Local Housing Allowance (LHA) rates determine the maximum amount of Housing Benefit that can be paid to subsidise private rents. LHA was introduced in 2008 as a way of setting housing benefit entitlements for tenants living in the private sector. The LHA rate a household can receive depends on the number of bedrooms they are entitled to and which ‘Broad Rental Market Area’ they live in. Bedroom entitlements range from a single room in a shared house for single claimants under the age of 35 (known as the Shared Accommodation Rate) to a maximum of four bedrooms.
A series of changes made since 2011 to how LHA is calculated has severely restricted the pool of properties affordable to London households reliant upon support to pay their rent. The first major change was the reduction in LHA from covering the bottom 50 percent of the market to the cheapest 30 percent (or the level of the LHA cap, whichever is lower). Following this, in April 2013, the link between LHA rates and actual rent increases was broken when they were uprated by CPI, followed by a two year 1 per cent rise and then a four-year freeze from April 2016.
Since 2015 the 30th percentile rent level has risen in 68 of the 70 LHA rate areas and in 66 of these the increase was by 5 per cent or more. As rents have continued to increase there is a growing disparity between LHA rates and market rent levels in London. All 70 London LHA rates are now well below the 30th percentile. New analysis of Valuation Office Agency data by London Councils shows that the proportion of properties affordable on LHA is now well below 20 per cent for all 70 of London’s LHA rates and on average only 8 per cent of the market is affordable across all of London.
How is LHA calculated?
LHA entitlements are calculated by assessing the rent levels being charged in the local geographic area; these areas are known as Broad Rental Market Areas (BRMA). Currently, there are 14 BRMAs that apply to Greater London. Five different LHA rates are set for different property sizes in each of the BRMAs – these included the Shared Room Rate, and then properties up to and including four-bedrooms.

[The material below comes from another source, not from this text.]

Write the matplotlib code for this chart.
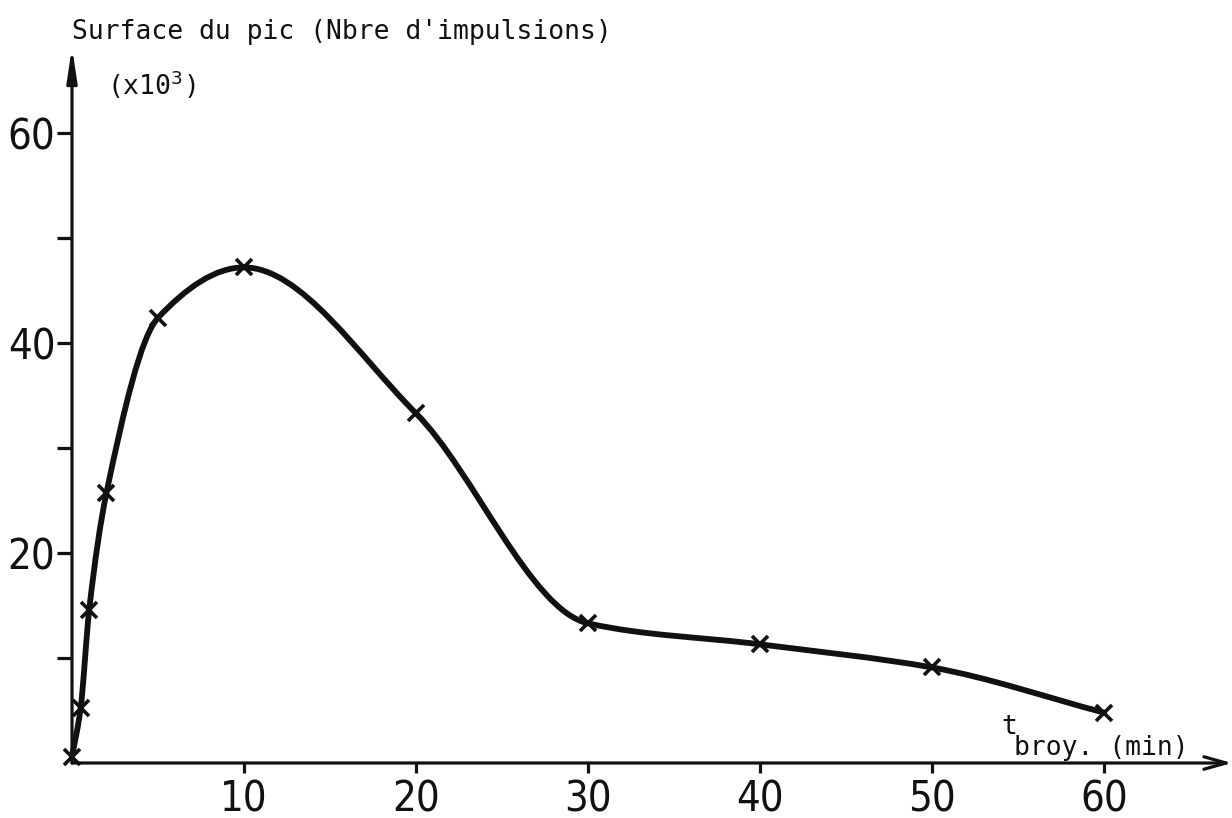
import matplotlib.pyplot as plt
import numpy as np
from matplotlib.path import Path
from matplotlib.patches import PathPatch
from matplotlib import font_manager

# grinding time (min) vs peak area (x10^3 counts)
t_broyage = [0, 0.5, 1, 2, 5, 10, 20, 30, 40, 50, 60]
surface_pic = [0.6, 5.2, 14.6, 25.7, 42.4, 47.2, 33.3, 13.3, 11.3, 9.1, 4.8]

x_ticks = [10, 20, 30, 40, 50, 60]
y_ticks = [10, 20, 30, 40, 50, 60]
y_ticklabels = ['', '20', '', '40', '', '60']

INK = '#111111'
MONO = ['DejaVu Sans Mono']


def narrow_font(size):
    # tick numbers are in a condensed face; take one if installed
    for f in font_manager.fontManager.ttflist:
        cond = f.stretch in ('condensed', 'semi-condensed', 'extra-condensed') \
            or 'Narrow' in f.name or 'Condensed' in f.name
        if cond and f.style == 'normal' and f.weight in (400, 'normal', 'regular'):
            return font_manager.FontProperties(fname=f.fname, size=size)
    return font_manager.FontProperties(family='Liberation Sans', size=size - 2)


def pchip_slopes(x, y):
    x = np.asarray(x, float)
    y = np.asarray(y, float)
    h = np.diff(x)
    d = np.diff(y) / h
    m = np.zeros_like(y)
    m[0] = d[0]
    m[-1] = d[-1]
    for k in range(1, len(x) - 1):
        if d[k - 1] * d[k] > 0:
            w1 = 2 * h[k] + h[k - 1]
            w2 = h[k] + 2 * h[k - 1]
            m[k] = (w1 + w2) / (w1 / d[k - 1] + w2 / d[k])
    return m


def smooth_path(x, y):
    # hermite segments written as cubic bezier curves
    m = pchip_slopes(x, y)
    verts = [(x[0], y[0])]
    codes = [Path.MOVETO]
    for i in range(len(x) - 1):
        h = x[i + 1] - x[i]
        verts += [(x[i] + h / 3, y[i] + m[i] * h / 3),
                  (x[i + 1] - h / 3, y[i + 1] - m[i + 1] * h / 3),
                  (x[i + 1], y[i + 1])]
        codes += [Path.CURVE4] * 3
    return Path(verts, codes)


fig = plt.figure(figsize=(12.32, 8.18), dpi=100)
ax = fig.add_axes([72 / 1232, 55 / 818, 1160 / 1232, 716 / 818])
ax.set_xlim(0, 1160 / 17.2)
ax.set_ylim(0, 716 / 10.5)

for s in ax.spines.values():
    s.set_visible(False)

# axes drawn as arrows
ax.annotate('', xy=(1, 0), xytext=(0, 0), xycoords='axes fraction',
            arrowprops=dict(arrowstyle='->,head_length=1.6,head_width=0.45',
                            lw=2.3, color=INK, shrinkA=0, shrinkB=0))
ax.annotate('', xy=(0, 1), xytext=(0, 0), xycoords='axes fraction',
            arrowprops=dict(arrowstyle='-|>,head_length=2.0,head_width=0.3',
                            lw=2.3, color=INK, shrinkA=0, shrinkB=0))

ax.add_patch(PathPatch(smooth_path(t_broyage, surface_pic), fill=False,
                       lw=4.2, edgecolor=INK, capstyle='round', clip_on=False))
ax.plot(t_broyage, surface_pic, linestyle='none', marker='x', ms=11, mew=2.6,
        color=INK, clip_on=False)

num_font = narrow_font(30)
ax.set_xticks(x_ticks)
ax.set_xticklabels([str(v) for v in x_ticks], fontproperties=num_font)
ax.set_yticks(y_ticks)
ax.set_yticklabels(y_ticklabels, fontproperties=num_font)
ax.tick_params(axis='x', direction='out', length=7, width=2.3, color=INK, pad=4, labelcolor=INK)
ax.tick_params(axis='y', direction='out', length=11, width=2.3, color=INK, pad=1, labelcolor=INK)

fig.text(72 / 1232, 1 - 32 / 818, "Surface du pic (Nbre d'impulsions)", family=MONO,
         fontsize=19, va='center', ha='left', color=INK)
fig.text(107 / 1232, 1 - 85 / 818, "(x10$^3$)", family=MONO,
         fontsize=19, va='center', ha='left', color=INK)
fig.text(1001 / 1232, 1 - 734 / 818, "t", family=MONO,
         fontsize=19, va='baseline', ha='left', color=INK)
fig.text(1014 / 1232, 1 - 755 / 818, "broy. (min)", family=MONO,
         fontsize=19, va='baseline', ha='left', color=INK)

fig.savefig('out.png', dpi=100, facecolor='white')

Since 2011, significant changes have been made to the way that LHA is calculated:
- In 2011, LHA entitlements for each of the five property sizes within the BRMA were pegged to the 30th percentile of local rents, meaning that tenants could only receive support for the cheapest 30 per cent of rented homes in the local area. Previously, LHA would cover up to the median cost of renting (the 50th percentile).
- The uprating of LHA rates were also detached from the local rent level. LHA rates were initially uprated by the Consumer Price Index. In 2014/15 and 2015/16, LHA uprating was limited to a maximum increase of 1 per cent. Between 2016/17 and 2019/20, LHA will be frozen at 2015 levels.
- Nationally applicable caps on weekly LHA receipt were also introduced in April 2011. Housing Benefit claims cannot exceed these levels, even where the 30th percentile rent is higher. Currently, these caps are:
- £260.64 per week for a one-bed property
- £302.33 for a two-bed property
- £354.46 for a three-bed property
- £417.02 for a four-bed property
Given that Greater London has experienced strong and sustained growth in rent levels, the effect of the LHA reforms has been to create a growing gap between the cost of private rented accommodation and the amount that housing benefit will pay for.
Impact of the LHA changes
Using London Councils’ analysis, the following maps illustrate the percentage of properties affordable in 2019/20 on LHA in each Broad Rental Market Area for the five room rates:
London Councils’ work
As the current freeze in LHA uprating comes to an end in 2020, London Councils wants to see a commitment in the Spending Review to realign LHA entitlements with current market rents up to at least the 30th percentile of the local market. In addition, LHA should track market rents into the future and London Councils would want to see a mechanism introduced to ensure that rates continue to be uprated (or downrated) in line with actual market conditions.
Increasing rates in this manner will bring at least the bottom third of the market back within the scope of those supported by LHA. This will place downward pressure on homelessness presentations as tenants are better able to sustain their tenancies, and they (often supported by their local authority) are able to access a greater proportion of the privately rented market. It will also allow claimants to find homes meeting minimum health and safety standards.
There would also be a wider strategic gain from increasing LHA to bring a significant proportion of the private rented sector back into reach of those that would otherwise face homelessness. This supports Government objectives to reduce homelessness but would also reduce the wider costs to the public sector – and individual families - that homelessness creates. It would allow claimants to self-serve in the rental market, rather than needing local authority support.
Raising LHA entitlements is also a key means of ensuring that Universal Credit is delivered successfully. The housing element of Universal Credit for those in private rentals is set at the LHA and this means Universal Credit claimants are exposed to the same affordability limitations as those on Housing Benefit. If Universal Credit is rolled out to existing and more complex households without addressing the LHA affordability problem, it will replicate many of the problems of the legacy system it was designed to solve and expose claimants to the danger of homelessness.
In the long run, the key to addressing homelessness will be to build more homes, and specifically more affordable social rented accommodation. But in the short term increasing LHA rates is the most effective tool currently available to the Government to prevent and reduce homelessness.